# Data shown:
***
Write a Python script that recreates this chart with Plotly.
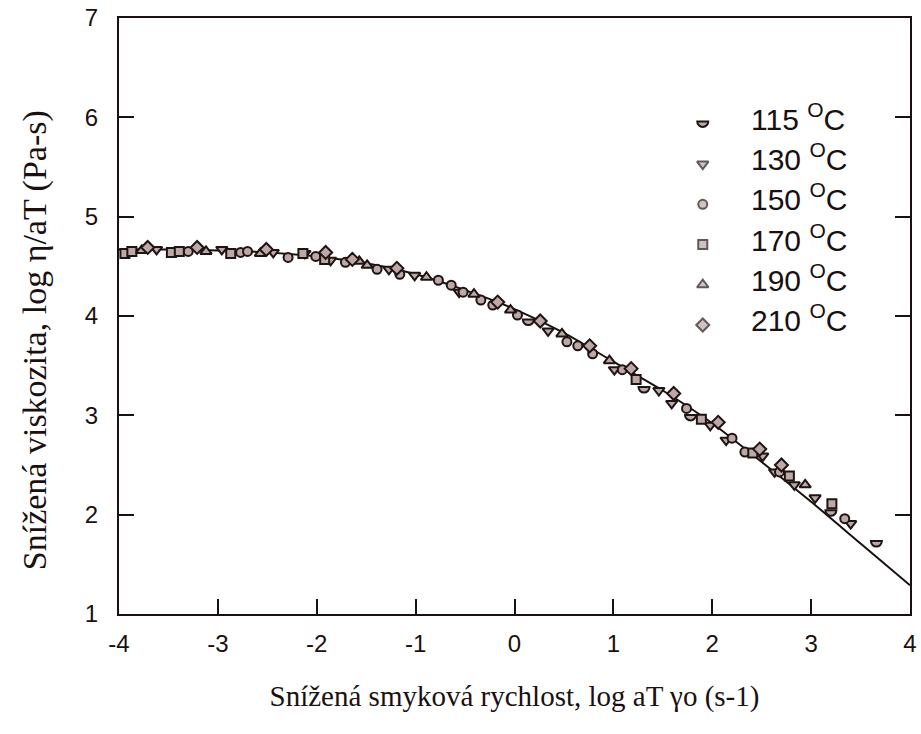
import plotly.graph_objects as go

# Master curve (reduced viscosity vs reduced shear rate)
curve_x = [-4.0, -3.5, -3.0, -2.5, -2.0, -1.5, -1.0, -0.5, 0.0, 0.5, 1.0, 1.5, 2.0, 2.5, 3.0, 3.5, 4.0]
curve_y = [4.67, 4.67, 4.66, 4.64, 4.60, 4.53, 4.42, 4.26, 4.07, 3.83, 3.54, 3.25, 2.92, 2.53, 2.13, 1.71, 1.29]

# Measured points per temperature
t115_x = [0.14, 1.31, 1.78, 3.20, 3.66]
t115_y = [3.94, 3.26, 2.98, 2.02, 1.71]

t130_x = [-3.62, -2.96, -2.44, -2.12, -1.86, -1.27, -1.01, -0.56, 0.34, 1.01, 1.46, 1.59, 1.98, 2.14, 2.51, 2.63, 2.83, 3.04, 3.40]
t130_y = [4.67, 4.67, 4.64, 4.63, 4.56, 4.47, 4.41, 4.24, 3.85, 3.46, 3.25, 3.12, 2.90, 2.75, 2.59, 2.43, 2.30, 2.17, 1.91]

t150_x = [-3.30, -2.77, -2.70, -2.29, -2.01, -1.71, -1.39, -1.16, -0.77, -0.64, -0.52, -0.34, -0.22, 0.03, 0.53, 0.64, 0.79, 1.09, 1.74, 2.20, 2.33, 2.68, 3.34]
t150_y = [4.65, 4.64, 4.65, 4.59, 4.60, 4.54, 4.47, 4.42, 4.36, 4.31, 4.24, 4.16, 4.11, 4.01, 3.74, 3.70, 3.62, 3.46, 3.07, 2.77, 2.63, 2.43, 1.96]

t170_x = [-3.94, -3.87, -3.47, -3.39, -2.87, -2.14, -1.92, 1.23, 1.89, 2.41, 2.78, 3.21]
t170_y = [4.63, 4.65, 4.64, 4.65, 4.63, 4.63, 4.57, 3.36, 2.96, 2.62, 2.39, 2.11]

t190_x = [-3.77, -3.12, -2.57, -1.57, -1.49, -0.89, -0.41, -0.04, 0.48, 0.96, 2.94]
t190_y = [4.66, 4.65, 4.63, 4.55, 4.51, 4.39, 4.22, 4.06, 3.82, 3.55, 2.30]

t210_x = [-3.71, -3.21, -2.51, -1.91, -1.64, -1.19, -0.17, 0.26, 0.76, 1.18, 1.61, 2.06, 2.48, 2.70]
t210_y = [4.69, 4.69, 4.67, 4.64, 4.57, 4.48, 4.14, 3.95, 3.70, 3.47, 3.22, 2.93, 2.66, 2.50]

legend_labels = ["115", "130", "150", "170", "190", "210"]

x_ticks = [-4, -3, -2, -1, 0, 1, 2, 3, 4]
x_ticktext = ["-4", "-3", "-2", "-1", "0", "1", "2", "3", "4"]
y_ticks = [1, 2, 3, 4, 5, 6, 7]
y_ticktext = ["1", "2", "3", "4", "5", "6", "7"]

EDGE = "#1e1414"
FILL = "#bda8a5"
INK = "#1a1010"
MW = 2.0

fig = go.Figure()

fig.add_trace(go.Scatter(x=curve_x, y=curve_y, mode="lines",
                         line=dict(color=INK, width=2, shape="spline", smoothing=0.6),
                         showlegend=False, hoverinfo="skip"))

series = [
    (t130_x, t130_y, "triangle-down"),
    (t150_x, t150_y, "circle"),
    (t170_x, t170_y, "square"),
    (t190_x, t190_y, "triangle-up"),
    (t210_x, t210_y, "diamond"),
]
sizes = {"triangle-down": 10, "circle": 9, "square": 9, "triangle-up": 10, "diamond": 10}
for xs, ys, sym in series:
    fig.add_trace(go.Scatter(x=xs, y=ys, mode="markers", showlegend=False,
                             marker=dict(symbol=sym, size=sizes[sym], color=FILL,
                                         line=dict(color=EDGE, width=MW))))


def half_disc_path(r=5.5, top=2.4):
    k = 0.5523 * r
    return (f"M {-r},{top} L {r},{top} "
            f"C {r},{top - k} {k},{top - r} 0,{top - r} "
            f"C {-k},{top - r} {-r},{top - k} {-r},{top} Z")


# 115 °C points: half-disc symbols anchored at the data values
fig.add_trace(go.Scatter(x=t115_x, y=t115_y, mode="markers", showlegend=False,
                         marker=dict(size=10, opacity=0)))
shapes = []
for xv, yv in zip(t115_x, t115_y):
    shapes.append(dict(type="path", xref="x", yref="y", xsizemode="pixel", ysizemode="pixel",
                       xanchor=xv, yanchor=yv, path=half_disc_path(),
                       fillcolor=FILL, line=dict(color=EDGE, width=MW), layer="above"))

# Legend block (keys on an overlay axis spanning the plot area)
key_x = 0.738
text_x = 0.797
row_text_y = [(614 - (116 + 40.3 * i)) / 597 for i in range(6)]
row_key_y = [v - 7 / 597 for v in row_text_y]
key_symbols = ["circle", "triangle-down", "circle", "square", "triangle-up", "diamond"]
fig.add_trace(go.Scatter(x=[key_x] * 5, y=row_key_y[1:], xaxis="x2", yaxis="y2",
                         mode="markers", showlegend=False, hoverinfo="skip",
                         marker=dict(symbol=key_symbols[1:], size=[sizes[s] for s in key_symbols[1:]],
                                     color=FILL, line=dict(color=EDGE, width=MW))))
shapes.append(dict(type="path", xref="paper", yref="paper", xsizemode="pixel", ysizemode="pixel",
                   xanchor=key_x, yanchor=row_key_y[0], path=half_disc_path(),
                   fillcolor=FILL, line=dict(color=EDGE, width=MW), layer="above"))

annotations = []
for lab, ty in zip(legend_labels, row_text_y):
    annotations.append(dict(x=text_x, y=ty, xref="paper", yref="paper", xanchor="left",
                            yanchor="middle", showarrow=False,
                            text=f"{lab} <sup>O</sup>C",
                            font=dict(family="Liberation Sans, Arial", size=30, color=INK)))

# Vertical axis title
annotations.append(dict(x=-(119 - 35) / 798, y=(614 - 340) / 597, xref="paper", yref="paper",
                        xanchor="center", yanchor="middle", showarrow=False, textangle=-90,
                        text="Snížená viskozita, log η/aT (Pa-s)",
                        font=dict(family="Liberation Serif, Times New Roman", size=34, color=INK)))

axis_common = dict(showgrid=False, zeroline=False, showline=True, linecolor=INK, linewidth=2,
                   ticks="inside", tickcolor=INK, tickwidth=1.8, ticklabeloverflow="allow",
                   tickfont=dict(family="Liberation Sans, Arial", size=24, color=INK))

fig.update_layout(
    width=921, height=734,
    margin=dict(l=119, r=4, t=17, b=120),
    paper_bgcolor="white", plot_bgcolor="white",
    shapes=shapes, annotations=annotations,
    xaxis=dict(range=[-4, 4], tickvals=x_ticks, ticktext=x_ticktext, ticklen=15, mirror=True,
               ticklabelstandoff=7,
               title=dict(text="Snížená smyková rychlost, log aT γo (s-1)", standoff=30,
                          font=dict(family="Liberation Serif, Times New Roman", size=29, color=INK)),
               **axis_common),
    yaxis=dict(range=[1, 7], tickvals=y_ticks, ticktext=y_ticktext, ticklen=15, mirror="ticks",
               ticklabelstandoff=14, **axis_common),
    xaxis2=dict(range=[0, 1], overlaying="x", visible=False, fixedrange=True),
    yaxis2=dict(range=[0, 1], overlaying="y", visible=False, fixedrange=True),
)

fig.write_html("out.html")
***
# Given instruction:
Reproduce the listing word for word and omit its pictures.

# Result:
Write a Python script that recreates this chart with Plotly.
import plotly.graph_objects as go

# Master curve (reduced viscosity vs reduced shear rate)
curve_x = [-4.0, -3.5, -3.0, -2.5, -2.0, -1.5, -1.0, -0.5, 0.0, 0.5, 1.0, 1.5, 2.0, 2.5, 3.0, 3.5, 4.0]
curve_y = [4.67, 4.67, 4.66, 4.64, 4.60, 4.53, 4.42, 4.26, 4.07, 3.83, 3.54, 3.25, 2.92, 2.53, 2.13, 1.71, 1.29]

# Measured points per temperature
t115_x = [0.14, 1.31, 1.78, 3.20, 3.66]
t115_y = [3.94, 3.26, 2.98, 2.02, 1.71]

t130_x = [-3.62, -2.96, -2.44, -2.12, -1.86, -1.27, -1.01, -0.56, 0.34, 1.01, 1.46, 1.59, 1.98, 2.14, 2.51, 2.63, 2.83, 3.04, 3.40]
t130_y = [4.67, 4.67, 4.64, 4.63, 4.56, 4.47, 4.41, 4.24, 3.85, 3.46, 3.25, 3.12, 2.90, 2.75, 2.59, 2.43, 2.30, 2.17, 1.91]

t150_x = [-3.30, -2.77, -2.70, -2.29, -2.01, -1.71, -1.39, -1.16, -0.77, -0.64, -0.52, -0.34, -0.22, 0.03, 0.53, 0.64, 0.79, 1.09, 1.74, 2.20, 2.33, 2.68, 3.34]
t150_y = [4.65, 4.64, 4.65, 4.59, 4.60, 4.54, 4.47, 4.42, 4.36, 4.31, 4.24, 4.16, 4.11, 4.01, 3.74, 3.70, 3.62, 3.46, 3.07, 2.77, 2.63, 2.43, 1.96]

t170_x = [-3.94, -3.87, -3.47, -3.39, -2.87, -2.14, -1.92, 1.23, 1.89, 2.41, 2.78, 3.21]
t170_y = [4.63, 4.65, 4.64, 4.65, 4.63, 4.63, 4.57, 3.36, 2.96, 2.62, 2.39, 2.11]

t190_x = [-3.77, -3.12, -2.57, -1.57, -1.49, -0.89, -0.41, -0.04, 0.48, 0.96, 2.94]
t190_y = [4.66, 4.65, 4.63, 4.55, 4.51, 4.39, 4.22, 4.06, 3.82, 3.55, 2.30]

t210_x = [-3.71, -3.21, -2.51, -1.91, -1.64, -1.19, -0.17, 0.26, 0.76, 1.18, 1.61, 2.06, 2.48, 2.70]
t210_y = [4.69, 4.69, 4.67, 4.64, 4.57, 4.48, 4.14, 3.95, 3.70, 3.47, 3.22, 2.93, 2.66, 2.50]

legend_labels = ["115", "130", "150", "170", "190", "210"]

x_ticks = [-4, -3, -2, -1, 0, 1, 2, 3, 4]
x_ticktext = ["-4", "-3", "-2", "-1", "0", "1", "2", "3", "4"]
y_ticks = [1, 2, 3, 4, 5, 6, 7]
y_ticktext = ["1", "2", "3", "4", "5", "6", "7"]

EDGE = "#1e1414"
FILL = "#bda8a5"
INK = "#1a1010"
MW = 2.0

fig = go.Figure()

fig.add_trace(go.Scatter(x=curve_x, y=curve_y, mode="lines",
                         line=dict(color=INK, width=2, shape="spline", smoothing=0.6),
                         showlegend=False, hoverinfo="skip"))

series = [
    (t130_x, t130_y, "triangle-down"),
    (t150_x, t150_y, "circle"),
    (t170_x, t170_y, "square"),
    (t190_x, t190_y, "triangle-up"),
    (t210_x, t210_y, "diamond"),
]
sizes = {"triangle-down": 10, "circle": 9, "square": 9, "triangle-up": 10, "diamond": 10}
for xs, ys, sym in series:
    fig.add_trace(go.Scatter(x=xs, y=ys, mode="markers", showlegend=False,
                             marker=dict(symbol=sym, size=sizes[sym], color=FILL,
                                         line=dict(color=EDGE, width=MW))))


def half_disc_path(r=5.5, top=2.4):
    k = 0.5523 * r
    return (f"M {-r},{top} L {r},{top} "
            f"C {r},{top - k} {k},{top - r} 0,{top - r} "
            f"C {-k},{top - r} {-r},{top - k} {-r},{top} Z")


# 115 °C points: half-disc symbols anchored at the data values
fig.add_trace(go.Scatter(x=t115_x, y=t115_y, mode="markers", showlegend=False,
                         marker=dict(size=10, opacity=0)))
shapes = []
for xv, yv in zip(t115_x, t115_y):
    shapes.append(dict(type="path", xref="x", yref="y", xsizemode="pixel", ysizemode="pixel",
                       xanchor=xv, yanchor=yv, path=half_disc_path(),
                       fillcolor=FILL, line=dict(color=EDGE, width=MW), layer="above"))

# Legend block (keys on an overlay axis spanning the plot area)
key_x = 0.738
text_x = 0.797
row_text_y = [(614 - (116 + 40.3 * i)) / 597 for i in range(6)]
row_key_y = [v - 7 / 597 for v in row_text_y]
key_symbols = ["circle", "triangle-down", "circle", "square", "triangle-up", "diamond"]
fig.add_trace(go.Scatter(x=[key_x] * 5, y=row_key_y[1:], xaxis="x2", yaxis="y2",
                         mode="markers", showlegend=False, hoverinfo="skip",
                         marker=dict(symbol=key_symbols[1:], size=[sizes[s] for s in key_symbols[1:]],
                                     color=FILL, line=dict(color=EDGE, width=MW))))
shapes.append(dict(type="path", xref="paper", yref="paper", xsizemode="pixel", ysizemode="pixel",
                   xanchor=key_x, yanchor=row_key_y[0], path=half_disc_path(),
                   fillcolor=FILL, line=dict(color=EDGE, width=MW), layer="above"))

annotations = []
for lab, ty in zip(legend_labels, row_text_y):
    annotations.append(dict(x=text_x, y=ty, xref="paper", yref="paper", xanchor="left",
                            yanchor="middle", showarrow=False,
                            text=f"{lab} <sup>O</sup>C",
                            font=dict(family="Liberation Sans, Arial", size=30, color=INK)))

# Vertical axis title
annotations.append(dict(x=-(119 - 35) / 798, y=(614 - 340) / 597, xref="paper", yref="paper",
                        xanchor="center", yanchor="middle", showarrow=False, textangle=-90,
                        text="Snížená viskozita, log η/aT (Pa-s)",
                        font=dict(family="Liberation Serif, Times New Roman", size=34, color=INK)))

axis_common = dict(showgrid=False, zeroline=False, showline=True, linecolor=INK, linewidth=2,
                   ticks="inside", tickcolor=INK, tickwidth=1.8, ticklabeloverflow="allow",
                   tickfont=dict(family="Liberation Sans, Arial", size=24, color=INK))

fig.update_layout(
    width=921, height=734,
    margin=dict(l=119, r=4, t=17, b=120),
    paper_bgcolor="white", plot_bgcolor="white",
    shapes=shapes, annotations=annotations,
    xaxis=dict(range=[-4, 4], tickvals=x_ticks, ticktext=x_ticktext, ticklen=15, mirror=True,
               ticklabelstandoff=7,
               title=dict(text="Snížená smyková rychlost, log aT γo (s-1)", standoff=30,
                          font=dict(family="Liberation Serif, Times New Roman", size=29, color=INK)),
               **axis_common),
    yaxis=dict(range=[1, 7], tickvals=y_ticks, ticktext=y_ticktext, ticklen=15, mirror="ticks",
               ticklabelstandoff=14, **axis_common),
    xaxis2=dict(range=[0, 1], overlaying="x", visible=False, fixedrange=True),
    yaxis2=dict(range=[0, 1], overlaying="y", visible=False, fixedrange=True),
)

fig.write_html("out.html")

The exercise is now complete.